Woolworths brings customers straight to its warehouse

Grocery shoppers in Brisbane’s southern suburbs will be able to go straight to the warehouse to pick up their eggs, bread, milk and meat after Woolworths launched its first online fulfilment centre offering “direct to boot pick-up”.

The 10,000 sq m facility in Goodman Group’s $350 million Rochedale Motorway Estate will be able to handle about 30,000 home deliveries and customer pick-ups per week as the supermarket giant ramps up its warehouse and supply chain facilities to keep up with the demands of online shoppers.

Incorporating wider aisles and more shelf space than a standard supermarket, the new warehouse allows Woolworths staff to more efficiently and accurately hand-pick orders from a range of more than 25,000 products for vans making home deliveries or for customers waiting impatiently at their cars.

The fulfilment centre is the latest example of how retailers are adapting both their logistics networks and bricks-and-mortar stores to cater for the rise of online shopping, which now accounts for 10 per cent of grocery sales at Woolworths.

Alongside its new Rochedale facility, Woolworths has been rolling out micro-fulfilment centres at the back of its supermarkets to speed up the picking of items for online orders, the latest being a 1250 sq m mini warehouse at the rear of its Maroochydore supermarket on the Sunshine Coast.

This innovation along with onsite click-and-collect car boot pick-ups has transformed supermarkets and neighbourhood shopping centres into “last mile logistics hubs”.

Woolworths managing director of ecommerce, Sally Copland said online grocery shopping has been “well and truly embraced” by its Brisbane customers.

“Over the past three years, we’ve seen the demand for online groceries in metro Brisbane more than triple, a trend we are actually seeing across the entire state of Queensland,” Ms Copland said.

She said the new online fulfilment facility would allow Woolworths to keep pace with demand as well as strengthen its network capability.

“The opening of Rochedale CFC will provide a major boost to our same-day delivery capacity in Brisbane’s south-west,” Ms Copland said.

Also, a beneficiary of the growth of online shopping and the need for new state-of-the-art facilities close to shoppers has been Goodman Group, which developing the new online fulfilment warehouse for Woolworths (the supermarket giant has committed to a 10-year lease) and counts Amazon, Deutsche Post and JD.com among its biggest customers.

Goodman’s Australian CEO Jason Little said the Rochedale property’s strategic location – 18 km from the Brisbane CBD and servicing an area spanning from Beenleigh to Mt Ommaney – would “drive supply chain efficiencies for Woolworths [by] placing them closer to consumers”.

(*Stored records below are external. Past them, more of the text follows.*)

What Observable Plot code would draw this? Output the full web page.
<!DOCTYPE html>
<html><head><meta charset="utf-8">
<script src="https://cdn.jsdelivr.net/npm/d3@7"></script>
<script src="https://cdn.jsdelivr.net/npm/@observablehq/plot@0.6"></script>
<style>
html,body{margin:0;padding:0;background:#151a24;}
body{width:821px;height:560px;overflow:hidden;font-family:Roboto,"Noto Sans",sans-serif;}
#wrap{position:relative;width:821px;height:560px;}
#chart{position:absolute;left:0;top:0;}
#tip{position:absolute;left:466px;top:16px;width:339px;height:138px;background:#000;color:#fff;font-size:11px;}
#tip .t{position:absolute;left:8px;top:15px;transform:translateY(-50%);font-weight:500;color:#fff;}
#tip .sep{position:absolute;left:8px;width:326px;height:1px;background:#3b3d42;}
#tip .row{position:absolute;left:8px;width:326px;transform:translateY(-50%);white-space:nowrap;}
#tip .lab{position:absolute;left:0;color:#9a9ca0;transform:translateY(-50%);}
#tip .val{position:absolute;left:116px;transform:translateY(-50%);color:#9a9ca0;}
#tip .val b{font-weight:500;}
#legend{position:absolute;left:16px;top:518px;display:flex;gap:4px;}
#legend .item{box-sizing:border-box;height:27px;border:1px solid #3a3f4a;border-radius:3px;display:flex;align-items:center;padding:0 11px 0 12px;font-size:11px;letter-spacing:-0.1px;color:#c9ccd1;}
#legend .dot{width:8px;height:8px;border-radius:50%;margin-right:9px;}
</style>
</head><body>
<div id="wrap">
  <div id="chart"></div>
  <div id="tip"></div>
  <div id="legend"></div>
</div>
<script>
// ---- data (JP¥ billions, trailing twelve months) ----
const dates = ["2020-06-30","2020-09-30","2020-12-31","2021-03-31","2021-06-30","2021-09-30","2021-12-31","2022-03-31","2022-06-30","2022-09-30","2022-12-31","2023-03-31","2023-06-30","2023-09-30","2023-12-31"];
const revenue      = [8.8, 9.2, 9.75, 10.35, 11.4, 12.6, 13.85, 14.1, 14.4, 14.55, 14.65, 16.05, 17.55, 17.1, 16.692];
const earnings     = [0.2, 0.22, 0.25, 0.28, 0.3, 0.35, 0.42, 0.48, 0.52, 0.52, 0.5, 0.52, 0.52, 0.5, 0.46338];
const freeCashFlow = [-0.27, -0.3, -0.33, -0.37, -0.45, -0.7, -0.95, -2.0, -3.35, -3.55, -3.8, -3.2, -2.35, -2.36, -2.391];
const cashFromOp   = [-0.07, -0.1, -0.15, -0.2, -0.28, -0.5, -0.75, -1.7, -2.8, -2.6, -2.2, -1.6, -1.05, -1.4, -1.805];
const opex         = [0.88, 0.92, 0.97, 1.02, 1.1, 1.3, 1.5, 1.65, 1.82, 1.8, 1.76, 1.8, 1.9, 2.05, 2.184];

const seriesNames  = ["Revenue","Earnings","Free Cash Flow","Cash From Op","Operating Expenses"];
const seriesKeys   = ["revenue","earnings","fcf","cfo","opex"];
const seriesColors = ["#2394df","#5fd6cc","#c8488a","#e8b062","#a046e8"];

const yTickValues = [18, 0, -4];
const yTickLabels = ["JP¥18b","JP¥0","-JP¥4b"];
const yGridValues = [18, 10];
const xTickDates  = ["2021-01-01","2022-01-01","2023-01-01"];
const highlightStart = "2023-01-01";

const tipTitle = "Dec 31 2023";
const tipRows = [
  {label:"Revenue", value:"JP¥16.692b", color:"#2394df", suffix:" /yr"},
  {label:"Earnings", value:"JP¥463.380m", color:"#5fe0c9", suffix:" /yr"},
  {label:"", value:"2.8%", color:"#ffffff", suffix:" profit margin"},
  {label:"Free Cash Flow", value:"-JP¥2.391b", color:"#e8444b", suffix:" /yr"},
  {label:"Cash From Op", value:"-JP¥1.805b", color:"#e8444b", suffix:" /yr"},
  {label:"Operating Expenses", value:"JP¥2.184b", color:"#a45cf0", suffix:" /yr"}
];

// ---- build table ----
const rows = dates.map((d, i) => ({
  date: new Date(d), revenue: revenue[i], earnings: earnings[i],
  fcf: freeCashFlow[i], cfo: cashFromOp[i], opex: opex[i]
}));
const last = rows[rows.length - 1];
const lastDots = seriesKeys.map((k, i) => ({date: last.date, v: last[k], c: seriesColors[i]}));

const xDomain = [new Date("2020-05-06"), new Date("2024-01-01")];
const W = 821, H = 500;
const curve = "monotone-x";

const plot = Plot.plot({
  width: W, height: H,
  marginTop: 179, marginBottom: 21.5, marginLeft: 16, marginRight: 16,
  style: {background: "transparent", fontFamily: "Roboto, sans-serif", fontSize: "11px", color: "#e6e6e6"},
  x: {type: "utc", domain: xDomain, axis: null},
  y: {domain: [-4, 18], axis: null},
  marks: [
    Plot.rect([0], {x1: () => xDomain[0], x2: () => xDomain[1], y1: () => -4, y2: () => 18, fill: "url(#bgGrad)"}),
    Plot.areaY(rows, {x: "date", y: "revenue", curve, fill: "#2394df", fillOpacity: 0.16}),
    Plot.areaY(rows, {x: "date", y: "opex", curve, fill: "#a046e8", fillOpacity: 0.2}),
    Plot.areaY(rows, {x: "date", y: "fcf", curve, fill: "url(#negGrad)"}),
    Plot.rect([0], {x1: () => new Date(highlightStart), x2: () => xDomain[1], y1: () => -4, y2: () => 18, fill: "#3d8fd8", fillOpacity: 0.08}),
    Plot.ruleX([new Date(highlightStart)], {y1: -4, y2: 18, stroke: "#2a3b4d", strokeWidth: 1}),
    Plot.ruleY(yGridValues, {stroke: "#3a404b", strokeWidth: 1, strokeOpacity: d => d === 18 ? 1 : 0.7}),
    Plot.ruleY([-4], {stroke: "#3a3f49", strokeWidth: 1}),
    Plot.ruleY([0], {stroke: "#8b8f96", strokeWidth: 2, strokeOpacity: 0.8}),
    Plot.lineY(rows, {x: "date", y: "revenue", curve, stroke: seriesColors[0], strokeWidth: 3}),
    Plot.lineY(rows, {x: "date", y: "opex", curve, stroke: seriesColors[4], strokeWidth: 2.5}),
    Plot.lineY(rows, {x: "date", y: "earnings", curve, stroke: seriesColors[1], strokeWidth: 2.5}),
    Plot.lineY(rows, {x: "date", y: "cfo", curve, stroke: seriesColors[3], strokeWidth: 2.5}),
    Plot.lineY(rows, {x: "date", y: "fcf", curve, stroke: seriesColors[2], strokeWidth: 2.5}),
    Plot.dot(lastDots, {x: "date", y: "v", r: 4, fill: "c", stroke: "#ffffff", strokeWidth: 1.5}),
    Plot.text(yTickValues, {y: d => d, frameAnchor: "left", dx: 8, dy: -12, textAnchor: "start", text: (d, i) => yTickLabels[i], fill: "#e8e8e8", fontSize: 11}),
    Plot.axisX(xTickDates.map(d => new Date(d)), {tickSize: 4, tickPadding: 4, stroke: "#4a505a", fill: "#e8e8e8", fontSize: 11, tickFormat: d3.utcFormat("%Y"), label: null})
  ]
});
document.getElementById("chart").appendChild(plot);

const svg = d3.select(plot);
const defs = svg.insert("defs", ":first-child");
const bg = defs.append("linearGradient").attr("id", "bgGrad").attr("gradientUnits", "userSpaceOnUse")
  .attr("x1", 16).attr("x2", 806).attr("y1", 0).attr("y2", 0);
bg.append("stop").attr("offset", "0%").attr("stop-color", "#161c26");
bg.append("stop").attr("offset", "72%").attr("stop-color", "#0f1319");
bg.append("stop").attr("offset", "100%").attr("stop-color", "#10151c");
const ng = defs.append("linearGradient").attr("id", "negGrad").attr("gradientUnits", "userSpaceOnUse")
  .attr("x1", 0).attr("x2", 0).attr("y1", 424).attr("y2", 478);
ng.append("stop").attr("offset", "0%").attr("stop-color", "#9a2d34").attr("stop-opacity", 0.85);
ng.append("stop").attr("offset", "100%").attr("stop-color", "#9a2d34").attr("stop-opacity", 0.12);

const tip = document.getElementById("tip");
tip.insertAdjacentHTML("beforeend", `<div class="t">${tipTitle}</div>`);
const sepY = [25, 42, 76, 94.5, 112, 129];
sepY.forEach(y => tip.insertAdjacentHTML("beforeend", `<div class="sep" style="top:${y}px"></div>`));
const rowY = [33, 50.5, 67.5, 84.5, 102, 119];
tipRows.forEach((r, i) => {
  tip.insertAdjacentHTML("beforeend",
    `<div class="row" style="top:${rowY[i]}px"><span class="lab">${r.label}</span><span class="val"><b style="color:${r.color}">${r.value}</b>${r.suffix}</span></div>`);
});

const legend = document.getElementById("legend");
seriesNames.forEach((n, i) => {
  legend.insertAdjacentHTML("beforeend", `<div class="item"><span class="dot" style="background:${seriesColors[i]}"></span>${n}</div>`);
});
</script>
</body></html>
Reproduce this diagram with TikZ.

Mr Little also highlighted the sustainability features of the new property, which include rainwater harvesting, smart meters to monitor and reduce energy consumption and more than 850 solar panels that will provide about 20 per cent of the site’s total annual electricity consumption.

Goodman has put sustainability front and centre of its developments, after it achieved carbon neutrality across its global operations last year.